Exercise data:
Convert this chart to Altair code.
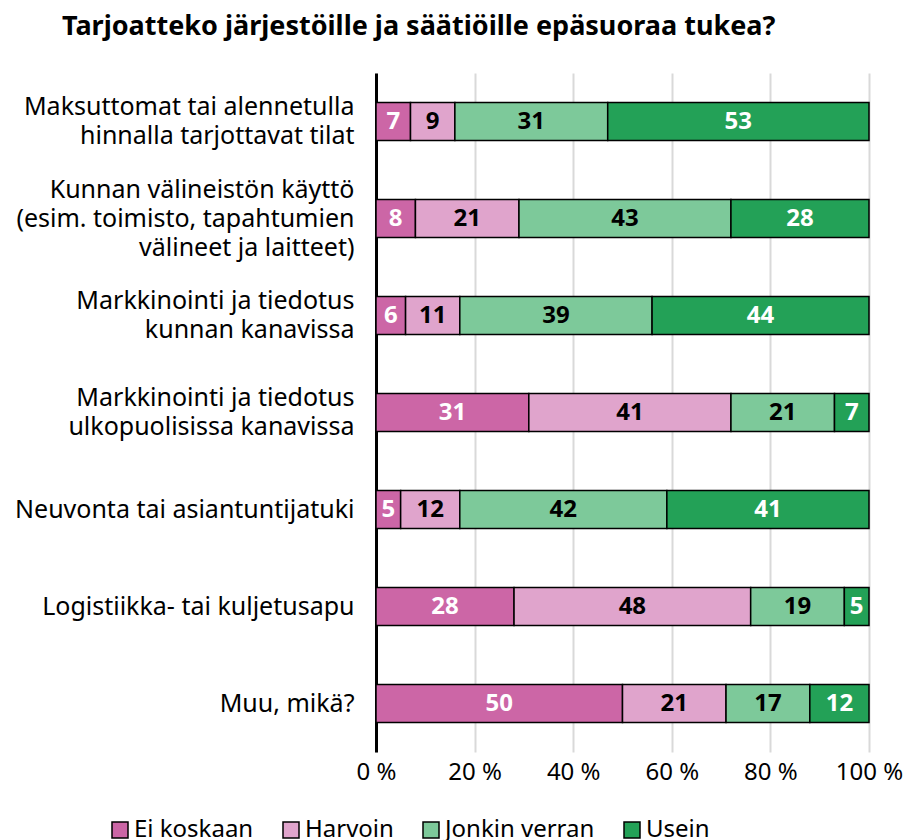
import altair as alt
import pandas as pd

title_text = "Tarjoatteko järjestöille ja säätiöille epäsuoraa tukea?"
items = [
    "Maksuttomat tai alennetulla|hinnalla tarjottavat tilat",
    "Kunnan välineistön käyttö|(esim. toimisto, tapahtumien|välineet ja laitteet)",
    "Markkinointi ja tiedotus|kunnan kanavissa",
    "Markkinointi ja tiedotus |ulkopuolisissa kanavissa",
    "Neuvonta tai asiantuntijatuki",
    "Logistiikka- tai kuljetusapu",
    "Muu, mikä?",
]
categories = ["Ei koskaan", "Harvoin", "Jonkin verran", "Usein"]
colors = ["#CC66A6", "#E0A4CC", "#7DC99A", "#23A157"]
ei_koskaan = [7, 8, 6, 31, 5, 28, 50]
harvoin = [9, 21, 11, 41, 12, 48, 21]
jonkin_verran = [31, 43, 39, 21, 42, 19, 17]
usein = [53, 28, 44, 7, 41, 5, 12]
x_ticks = [0, 20, 40, 60, 80, 100]

series = [ei_koskaan, harvoin, jonkin_verran, usein]
rows = []
for ci, (cat, vals) in enumerate(zip(categories, series)):
    for item, v in zip(items, vals):
        rows.append({"item": item, "cat": cat, "order": ci, "value": v})
df = pd.DataFrame(rows)

FONT = "Noto Sans"
LINE_H = 29

base = alt.Chart(df).transform_stack(
    stack="value", groupby=["item"], sort=[alt.SortField("order")], as_=["x0", "x1"]
).transform_calculate(mid="(datum.x0 + datum.x1) / 2")

y_enc = alt.Y(
    "item:N",
    sort=items,
    title=None,
    scale=alt.Scale(paddingInner=0.61, paddingOuter=0.305),
    axis=alt.Axis(
        labelExpr="split(datum.label, '|')",
        labelFontSize=25,
        labelFont=FONT,
        labelColor="black",
        labelLineHeight=LINE_H,
        labelPadding=22,
        labelOffset={
            "condition": [
                {"test": "indexof(datum.label, '(esim.') >= 0", "value": -LINE_H},
                {"test": "indexof(datum.label, '|') >= 0", "value": -LINE_H / 2},
            ],
            "value": 0,
        },
        ticks=False,
        domain=True,
        domainColor="black",
        domainWidth=3,
        grid=False,
        labelLimit=400,
    ),
)

bars = base.mark_bar(stroke="black", strokeWidth=1.5).encode(
    x=alt.X(
        "x0:Q",
        title=None,
        scale=alt.Scale(domain=[0, 100], nice=False),
        axis=alt.Axis(
            values=x_ticks,
            labelExpr="datum.value + ' %'",
            labelFontSize=24,
            labelFont=FONT,
            labelColor="black",
            labelPadding=8,
            labelFlush=False,
            labelOverlap=False,
            domain=False,
            ticks=False,
            grid=True,
            gridColor="#d9d9d9",
            gridWidth=2,
        ),
    ),
    x2="x1:Q",
    y=y_enc,
    color=alt.Color(
        "cat:N",
        scale=alt.Scale(domain=categories, range=colors),
        sort=categories,
        legend=alt.Legend(
            title=None,
            orient="none",
            direction="horizontal",
            legendX=-268,
            legendY=745,
            symbolType="square",
            symbolSize=256,
            symbolStrokeColor="black",
            symbolStrokeWidth=1.5,
            symbolOpacity=1,
            labelFontSize=24,
            labelFont=FONT,
            labelColor="black",
            labelOffset=2,
            columnPadding=25,
        ),
    ),
    order=alt.Order("order:Q"),
)

texts = base.mark_text(fontSize=24, fontWeight="bold", font=FONT).encode(
    x="mid:Q",
    y=alt.Y("item:N", sort=items),
    text="value:Q",
    color=alt.condition(
        "datum.cat == 'Ei koskaan' || datum.cat == 'Usein'",
        alt.value("white"),
        alt.value("black"),
    ),
)

chart = (
    alt.layer(bars, texts)
    .properties(
        width=493,
        height=679,
        autosize=alt.AutoSizeParams(type="none"),
        padding={"left": 368, "top": 65, "right": 34, "bottom": 88},
        title=alt.TitleParams(
            title_text,
            anchor="start",
            frame="group",
            dx=-314,
            offset=32,
            fontSize=27,
            font=FONT,
            fontWeight="bold",
            color="black",
        ),
    )
    .configure_view(stroke=None)
)

chart.save("out.html", embed_options={"renderer": "svg", "actions": False})
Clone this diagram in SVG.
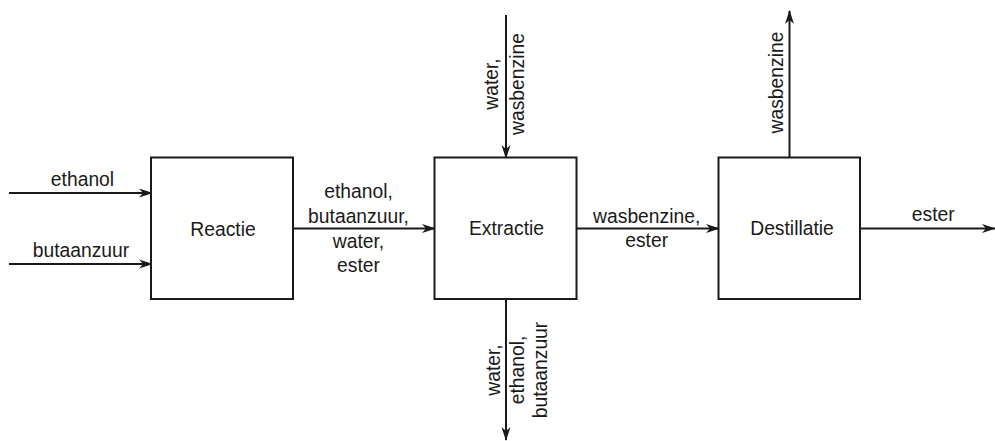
<svg xmlns="http://www.w3.org/2000/svg" width="995" height="441" viewBox="0 0 995 441">
<defs>
<style>
.box{fill:#fff;stroke:#1a1a1a;stroke-width:2}
.ln{fill:none;stroke:#1a1a1a;stroke-width:2}
text{font-family:"Liberation Sans",Arial,sans-serif;font-size:19.3px;fill:#1a1a1a;text-anchor:middle}
</style>
<marker id="ah" viewBox="0 0 14 10" refX="13" refY="5" markerWidth="14" markerHeight="10" markerUnits="userSpaceOnUse" orient="auto">
<path d="M0,0.5 L14,5 L0,9.5 L4,5 Z" fill="#1a1a1a"/>
</marker>
</defs>
<rect width="995" height="441" fill="#fff"/>
<g id="connectors">
<line class="ln" x1="9" y1="193" x2="152" y2="193" marker-end="url(#ah)"/>
<line class="ln" x1="9" y1="264" x2="152" y2="264" marker-end="url(#ah)"/>
<line class="ln" x1="293" y1="228.5" x2="435" y2="228.5" marker-end="url(#ah)"/>
<line class="ln" x1="506" y1="15" x2="506" y2="158" marker-end="url(#ah)"/>
<line class="ln" x1="506" y1="299" x2="506" y2="440" marker-end="url(#ah)"/>
<line class="ln" x1="577" y1="228.5" x2="719" y2="228.5" marker-end="url(#ah)"/>
<line class="ln" x1="789.5" y1="157" x2="789.5" y2="11" marker-end="url(#ah)"/>
<line class="ln" x1="860" y1="228.5" x2="995" y2="228.5" marker-end="url(#ah)"/>
</g>
<g id="labels">
<text x="82.5" y="185.5">ethanol</text>
<text x="81" y="257">butaanzuur</text>
<text x="358.5" y="198.3">ethanol,</text>
<text x="358.5" y="222.7">butaanzuur,</text>
<text x="358.5" y="247.7">water,</text>
<text x="358.5" y="272.3">ester</text>
<text transform="translate(498,84) rotate(-90)">water,</text>
<text transform="translate(523.5,84) rotate(-90)">wasbenzine</text>
<text transform="translate(499.5,370) rotate(-90)">water,</text>
<text transform="translate(523.5,370) rotate(-90)">ethanol,</text>
<text transform="translate(547,370) rotate(-90)">butaanzuur</text>
<text x="646.7" y="223.3">wasbenzine,</text>
<text x="646.7" y="246.7">ester</text>
<text transform="translate(783,82.5) rotate(-90)">wasbenzine</text>
<text x="933.3" y="221">ester</text>
</g>
<g id="reactie">
<rect class="box" x="151" y="157.5" width="142" height="141.5"/>
<text x="223" y="235.5">Reactie</text>
</g>
<g id="extractie">
<rect class="box" x="434.5" y="157.5" width="142" height="141.5"/>
<text x="506.5" y="235.3">Extractie</text>
</g>
<g id="destillatie">
<rect class="box" x="718.5" y="157.5" width="141.5" height="141.5"/>
<text x="792" y="235.3">Destillatie</text>
</g>
</svg>
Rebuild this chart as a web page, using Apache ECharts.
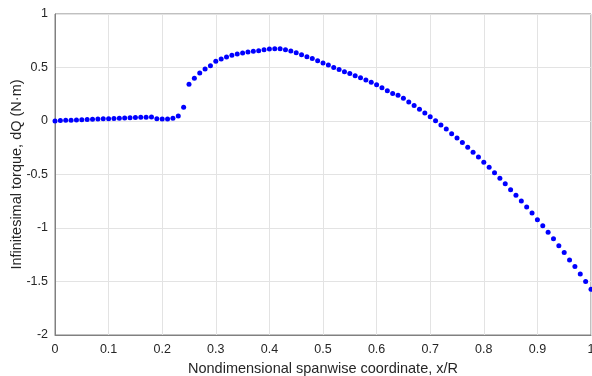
<!DOCTYPE html>
<html><head><meta charset="utf-8">
<script src="https://cdn.jsdelivr.net/npm/echarts@6/dist/echarts.min.js"></script>
<style>html,body{margin:0;padding:0;background:#fff}#c{width:592px;height:376px}</style>
</head><body><div id="c"></div>
<script>
var xTicks = [0,0.1,0.2,0.3,0.4,0.5,0.6,0.7,0.8,0.9,1];
var yTicks = [-2,-1.5,-1,-0.5,0,0.5,1];
var xs = [];
for (var i = 0; i <= 100; i++) xs.push(i / 100);
var ys = [
 0.000,0.004,0.006,0.008,0.010,0.012,0.014,0.016,0.018,0.020,
 0.022,0.024,0.026,0.028,0.030,0.032,0.034,0.036,0.038,0.020,
 0.018,0.018,0.026,0.047,0.128,0.344,0.400,0.449,0.486,0.517,
 0.558,0.579,0.598,0.614,0.626,0.636,0.645,0.651,0.657,0.666,
 0.673,0.676,0.676,0.666,0.654,0.638,0.620,0.601,0.583,0.564,
 0.542,0.523,0.500,0.481,0.461,0.443,0.424,0.405,0.383,0.363,
 0.339,0.311,0.283,0.258,0.240,0.212,0.178,0.146,0.109,0.075,
 0.040,0.003,-0.037,-0.075,-0.118,-0.159,-0.202,-0.246,-0.291,-0.336,
 -0.385,-0.432,-0.483,-0.534,-0.586,-0.642,-0.695,-0.748,-0.804,-0.860,
 -0.922,-0.980,-1.040,-1.100,-1.166,-1.230,-1.300,-1.360,-1.430,-1.500,
 -1.573
];
var pts = xs.map(function(x, i){ return [x, ys[i]]; });
var fnt = 'Liberation Sans, Arial, Helvetica, sans-serif';
var chart = echarts.init(document.getElementById('c'), null, {renderer:'canvas'});
chart.setOption({
  animation:false,
  backgroundColor:'#ffffff',
  grid:{left:55,right:1,top:14,bottom:41,containLabel:false,outerBoundsMode:'none',
    show:true,borderColor:'#808080',borderWidth:1},
  xAxis:{type:'value',min:0,max:1,interval:0.1,
    name:'Nondimensional spanwise coordinate, x/R',nameLocation:'middle',nameGap:26,
    nameMoveOverlap:false,
    nameTextStyle:{fontFamily:fnt,fontSize:14.5,color:'#262626'},
    axisLine:{show:true,onZero:false,lineStyle:{color:'#808080'}},
    axisTick:{show:false},
    axisLabel:{fontFamily:fnt,fontSize:12.5,color:'#262626',margin:8,
      formatter:function(v){ var t = xTicks.find(function(a){return Math.abs(a-v)<1e-9;}); return t===undefined?'':String(t);}},
    splitLine:{show:true,lineStyle:{color:'#e3e3e3',width:1}}},
  yAxis:{type:'value',min:-2,max:1,interval:0.5,
    name:'Infinitesimal torque, dQ (N·m)',nameLocation:'middle',nameGap:31,nameRotate:90,
    nameMoveOverlap:false,
    nameTextStyle:{fontFamily:fnt,fontSize:14.5,color:'#262626'},
    axisLine:{show:true,onZero:false,lineStyle:{color:'#808080'}},
    axisTick:{show:false},
    axisLabel:{fontFamily:fnt,fontSize:12.5,color:'#262626',margin:7,
      formatter:function(v){ var t = yTicks.find(function(a){return Math.abs(a-v)<1e-9;}); return t===undefined?'':String(t);}},
    splitLine:{show:true,lineStyle:{color:'#e3e3e3',width:1}}},
  series:[{type:'scatter',data:pts,symbol:'circle',symbolSize:5,
    itemStyle:{color:'#0000ff',opacity:1},clip:false}]
});
</script></body></html>
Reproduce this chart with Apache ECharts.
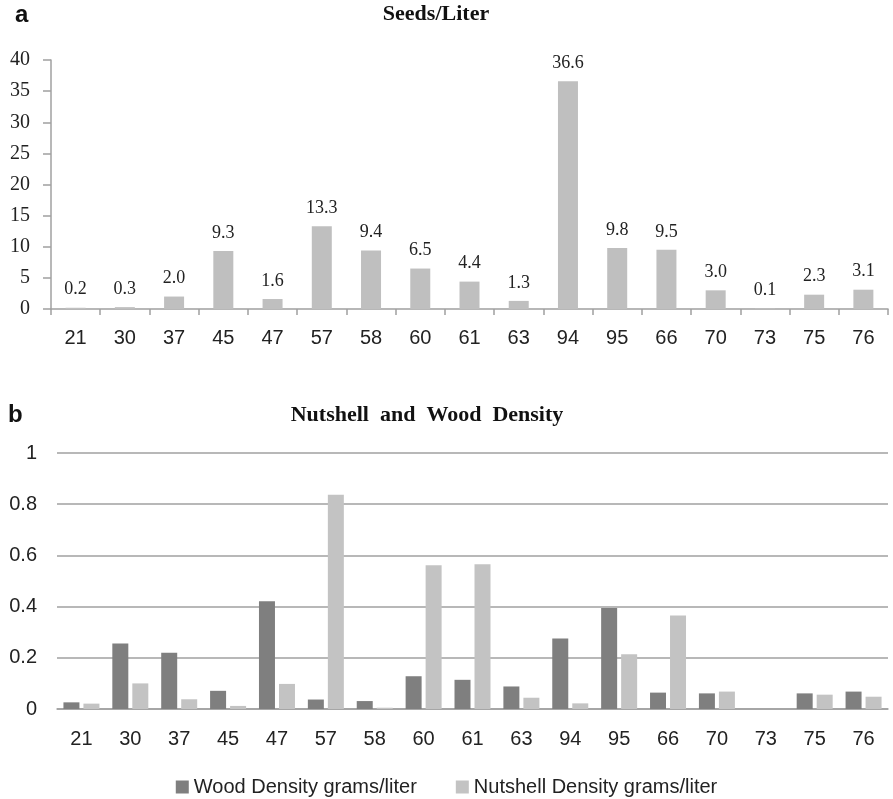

What is expected: Show each line of the data that contains the string "this".

Exercise result:
Convert this chart to Altair code.
Clone this diagram in SVG.
Rebuild this chart as a web page, using Apache ECharts.
Reproduce this chart with Apache ECharts.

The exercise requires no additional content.